Five Years of Syrian Asylum in Lebanon
Back in November 2011, Syria's ambassador to Lebanon publicly denied the presence of any refugees on Lebanese soil. Rather than recognizing that these people had been forced to flee their homes and their home country for the sake of their safety, the ambassador instead considered them simply as “visitors” who were engaging with their relatives on the "other" side of the border.
Fast forward to December 2015, when we saw a regional-level deal engineered to facilitate an exchange of “prisoners” between the Lebanese authorities and an-Nusra Front. Interestingly, the terms of that deal included actions to be taken in behalf of the several thousand homeless Syrians stranded in what has become a Lebanese-Syrian no-man’s-land outside the infamous town of Orsal (northeast of Lebanon).
In other words, while it took Lebanon several years, the country finally seems to have come full circle with respect to its "Syrian refugee issue." This slow, arduous pivot away from the State's longstanding denial of the "problem" (which corresponds with the typical Lebanese mind-set regarding denial) led ultimately to the country's de facto admission of its existence. One might remark cynically on this apparent about-face by saying, better late than never.

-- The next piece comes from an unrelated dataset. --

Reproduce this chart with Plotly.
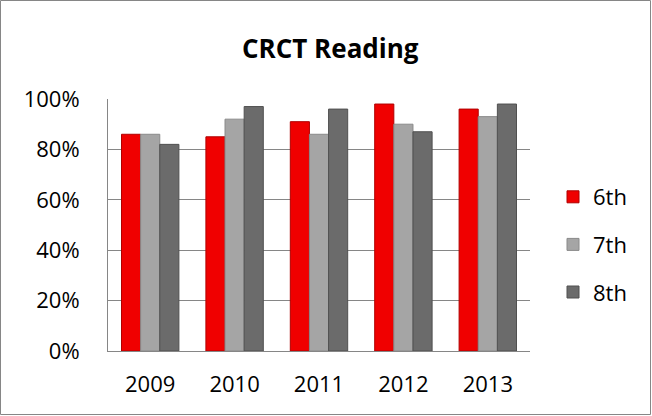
import plotly.graph_objects as go

years = ["2009", "2010", "2011", "2012", "2013"]
grade6 = [0.86, 0.85, 0.91, 0.98, 0.96]
grade7 = [0.86, 0.92, 0.86, 0.90, 0.93]
grade8 = [0.82, 0.97, 0.96, 0.87, 0.98]
series_names = ["6th", "7th", "8th"]
colors = ["#f00000", "#a5a5a5", "#6b6b6b"]
line_colors = ["#b00000", "#8a8a8a", "#505050"]

W, H = 652, 416
x0, x1 = 108, 530
y_top, y_bot = 99, 351

fig = go.Figure()
for i, (name, vals) in enumerate(zip(series_names, [grade6, grade7, grade8])):
    fig.add_trace(go.Bar(
        x=years, y=vals, name=name,
        marker=dict(color=colors[i], line=dict(color=line_colors[i], width=1)),
        legendgroup=name,
    ))

font_family = "'Open Sans', sans-serif"
fig.update_layout(
    width=W, height=H,
    margin=dict(l=0, r=0, t=0, b=0),
    paper_bgcolor="white", plot_bgcolor="white",
    barmode="group", bargap=0.32, bargroupgap=0,
    font=dict(family=font_family, size=22, color="#000000"),
    xaxis=dict(
        domain=[x0 / W, x1 / W], automargin=False,
        showline=True, linecolor="#868686", linewidth=1,
        ticks="outside", ticklen=14, tickcolor="rgba(0,0,0,0)",
        tickfont=dict(size=22),
        showgrid=False, fixedrange=True,
    ),
    yaxis=dict(
        domain=[1 - y_bot / H, 1 - y_top / H], automargin=False,
        range=[0, 1], tickvals=[0, 0.2, 0.4, 0.6, 0.8, 1.0],
        tickformat=".0%",
        showline=True, linecolor="#868686", linewidth=1,
        showgrid=True, gridcolor="#868686", gridwidth=1,
        ticks="outside", ticklen=23, tickcolor="rgba(0,0,0,0)",
        tickfont=dict(size=22), zeroline=False, fixedrange=True,
    ),
    legend=dict(
        x=553 / W, y=1 - 176 / H, xanchor="left", yanchor="top",
        font=dict(size=22), tracegroupgap=16, bgcolor="rgba(0,0,0,0)",
        itemwidth=30,
    ),
    showlegend=True,
    annotations=[dict(
        text="<b>CRCT Reading</b>", x=330 / W, y=1 - 48 / H,
        xref="paper", yref="paper", xanchor="center", yanchor="middle",
        showarrow=False, font=dict(size=26, family=font_family),
    )],
    shapes=[dict(
        type="rect", xref="paper", yref="paper",
        x0=0.5 / W, x1=1 - 1.5 / W, y0=1.5 / H, y1=1 - 0.5 / H,
        line=dict(color="#868686", width=1), fillcolor="rgba(0,0,0,0)",
        layer="below",
    )],
)

fig.write_html("out.html", config={"displayModeBar": False},
               post_script="document.body.style.margin='0px';")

This report, among several deliverables that accompanied a partnership between Hayya Bina and Konrad-Adenaur-Stiftung (which also included extensive documentation and fieldwork), serves as a primer on the convoluted progression of this "issue" from 2011 to 2015. As readers will certainly note, while the perspectives on Syrian asylum in Lebanon have slowly changed, the prospects for their resolution in the near term are nothing short of grim!